The Glory of God’s Creativity

If with new eyes we’re able to move ourselves out of the supreme place in our own hearts, and see God high and lifted up above everyone and everything else, we’ll begin to witness how glorious he really is in the world around us. Everything he created was imagined in his sovereign, creative mind and handcrafted to declare and celebrate his greatness.

“I am the Lord; that is my name; my glory I give to no other, nor my praise to carved idols” (Isaiah 42:8).

His glory is in the ever-shifting, ever-floating shapes of the clouds. His glory sounds from those same clouds when they turn dark and thunder loudly from above. In each stormy evening, God fires those cannons with lightening to remind us he is God. His glory shines in the brightness of the moon and the sparkle of hundreds of stars on a clear night. And if we could see beyond our sky — as we can now with telescopes — we would see his glory even among the distant stars, planets, and galaxies.

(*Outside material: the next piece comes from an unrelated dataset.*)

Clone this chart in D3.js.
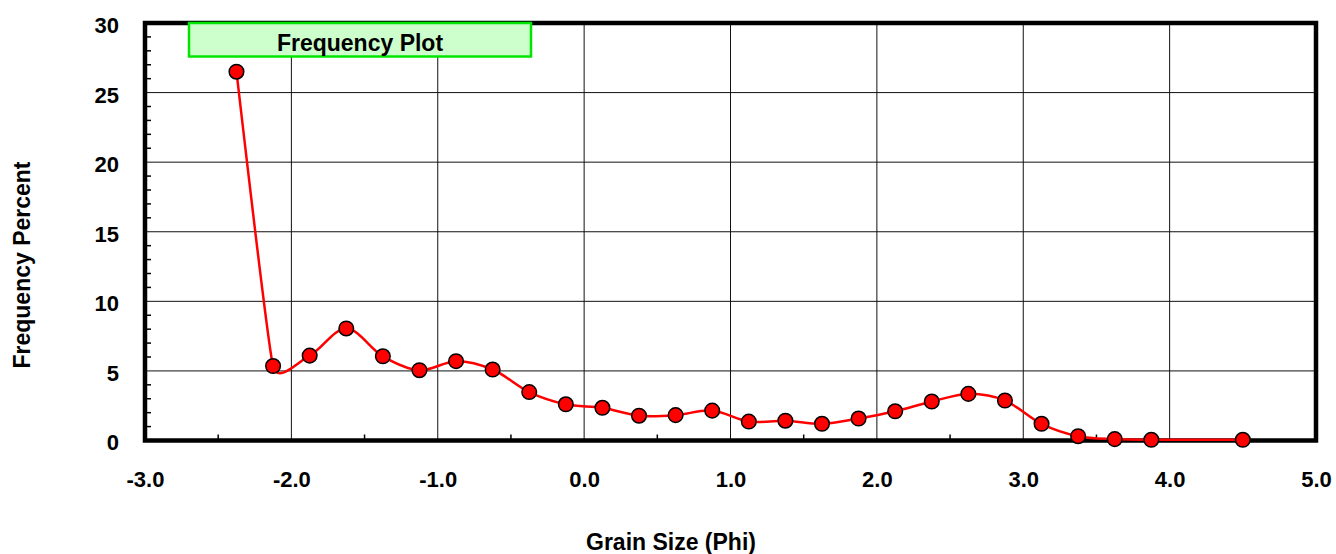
<!DOCTYPE html>
<html>
<head>
<meta charset="utf-8">
<script src="https://cdn.jsdelivr.net/npm/d3@7"></script>
<style>
  html, body { margin: 0; padding: 0; background: #fff; }
  svg { display: block; }
  text { font-family: "Liberation Sans", Arial, sans-serif; font-weight: bold; fill: #000; }
</style>
</head>
<body>
<svg id="chart" width="1336" height="554"></svg>
<script>
// ---- data ----
const phi = [-2.375, -2.125, -1.875, -1.625, -1.375, -1.125, -0.875, -0.625, -0.375, -0.125,
             0.125, 0.375, 0.625, 0.875, 1.125, 1.375, 1.625, 1.875, 2.125, 2.375,
             2.625, 2.875, 3.125, 3.375, 3.625, 3.875, 4.5];
const freqPercent = [26.5, 5.35, 6.1, 8.05, 6.05, 5.05, 5.7, 5.1, 3.48, 2.6,
                     2.35, 1.78, 1.82, 2.15, 1.36, 1.42, 1.2, 1.58, 2.1, 2.8,
                     3.35, 2.87, 1.2, 0.31, 0.1, 0.05, 0.05];
const xTicks = [-3, -2, -1, 0, 1, 2, 3, 4, 5];
const xTickLabels = ["-3.0", "-2.0", "-1.0", "0.0", "1.0", "2.0", "3.0", "4.0", "5.0"];
const yTicks = [0, 5, 10, 15, 20, 25, 30];
const yTickLabels = ["0", "5", "10", "15", "20", "25", "30"];
const xMinorTicks = [-2.5, -1.5, -0.5, 0.5, 1.5, 2.5, 3.5, 4.5];
const yMinorTicks = [1,2,3,4,6,7,8,9,11,12,13,14,16,17,18,19,21,22,23,24,26,27,28,29];
const xTitle = "Grain Size (Phi)";
const yTitle = "Frequency Percent";
const legendLabel = "Frequency Plot";

// ---- layout ----
const svg = d3.select("#chart");
const L = 145, R = 1316, T = 23, B = 440.5;
const x = d3.scaleLinear().domain([-3, 5]).range([L, R]);
const y = d3.scaleLinear().domain([0, 30]).range([B, T]);
const FONT = '"Liberation Sans", Arial, sans-serif';

// gridlines
svg.append("g").selectAll("line").data(xTicks.filter(d => d > -3 && d < 5)).join("line")
  .attr("x1", d => x(d)).attr("x2", d => x(d)).attr("y1", T).attr("y2", B)
  .attr("stroke", "#111").attr("stroke-width", 1);
svg.append("g").selectAll("line").data(yTicks.filter(d => d > 0 && d < 30)).join("line")
  .attr("x1", L).attr("x2", R).attr("y1", d => y(d)).attr("y2", d => y(d))
  .attr("stroke", "#111").attr("stroke-width", 1);

// minor ticks (inward)
svg.append("g").selectAll("line").data(xMinorTicks).join("line")
  .attr("x1", d => x(d)).attr("x2", d => x(d)).attr("y1", B).attr("y2", B - 6)
  .attr("stroke", "#000").attr("stroke-width", 1.5);
svg.append("g").selectAll("line").data(yMinorTicks).join("line")
  .attr("x1", L).attr("x2", L + 6).attr("y1", d => y(d)).attr("y2", d => y(d))
  .attr("stroke", "#000").attr("stroke-width", 1.5);

// axes labels via d3 axes
const xAxis = d3.axisBottom(x).tickValues(xTicks).tickSize(0).tickPadding(31)
  .tickFormat((d, i) => xTickLabels[i]);
const gx = svg.append("g").attr("transform", `translate(0,${B})`).call(xAxis);
gx.select(".domain").remove();
gx.selectAll("text").attr("font-size", 22).style("font-family", FONT).style("font-weight", "bold").attr("fill", "#000");

const yAxis = d3.axisLeft(y).tickValues(yTicks).tickSize(0).tickPadding(26)
  .tickFormat((d, i) => yTickLabels[i]);
const gy = svg.append("g").attr("transform", `translate(${L},0)`).call(yAxis);
gy.select(".domain").remove();
gy.selectAll("text").attr("font-size", 22).attr("dy", "0.43em").style("font-family", FONT).style("font-weight", "bold").attr("fill", "#000");

// frame
svg.append("rect").attr("x", L).attr("y", T).attr("width", R - L).attr("height", B - T)
  .attr("fill", "none").attr("stroke", "#000").attr("stroke-width", 4.5);

// smoothed line (spreadsheet-style Bezier smoothing)
const pts = phi.map((p, i) => [x(p), y(freqPercent[i])]);
function smoothPath(P) {
  const n = P.length;
  const dist = (a, b) => Math.hypot(b[0] - a[0], b[1] - a[1]);
  const handles = P.map((p, i) => {
    if (i === 0 || i === n - 1) return [0, 0];
    const a = P[i - 1], b = P[i + 1];
    const d02 = dist(a, b), d01 = dist(a, p), d12 = dist(p, b);
    if (d02 === 0) return [0, 0];
    const len = Math.min(d02 / 6, d01 / 2, d12 / 2);
    return [(b[0] - a[0]) / d02 * len, (b[1] - a[1]) / d02 * len];
  });
  const path = d3.path();
  path.moveTo(P[0][0], P[0][1]);
  for (let i = 0; i < n - 1; i++) {
    const p1 = P[i], p2 = P[i + 1], h1 = handles[i], h2 = handles[i + 1];
    path.bezierCurveTo(p1[0] + h1[0], p1[1] + h1[1], p2[0] - h2[0], p2[1] - h2[1], p2[0], p2[1]);
  }
  return path.toString();
}
svg.append("path").attr("d", smoothPath(pts))
  .attr("fill", "none").attr("stroke", "#ff0000").attr("stroke-width", 2.5);

// markers
svg.append("g").selectAll("circle").data(pts).join("circle")
  .attr("cx", d => d[0]).attr("cy", d => d[1]).attr("r", 7.3)
  .attr("fill", "#ff0000").attr("stroke", "#000").attr("stroke-width", 1.5);

// legend box
svg.append("rect").attr("x", 189).attr("y", 23).attr("width", 342).attr("height", 33.5)
  .attr("fill", "#ccffcc").attr("stroke", "#00e600").attr("stroke-width", 2.5);
svg.append("text").attr("x", 360).attr("y", 50.5).attr("text-anchor", "middle")
  .attr("font-size", 23).text(legendLabel);

// titles
svg.append("text").attr("x", 671).attr("y", 550).attr("text-anchor", "middle")
  .attr("font-size", 23).text(xTitle);
svg.append("text").attr("transform", "translate(30,265) rotate(-90)").attr("text-anchor", "middle")
  .attr("font-size", 23).text(yTitle);
</script>
</body>
</html>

And when we see him there — far older, far bigger, far more powerful than we think of him most days — how do we respond? We sing, “I’m so unworthy, but still you love me.Forever my heart will sing of how great you are.” We understand the love of God, when we see how small and unworthy we are. We feel God’s love most deeply, when we see that it makes much more of God than of us. His love saves and reshapes our hearts to sing about him, and not ourselves.

And so, feeling ever-loved, but ever-second to the lover of our souls, we sing again and again to him, “All glory, honor, power is yours.” Amen.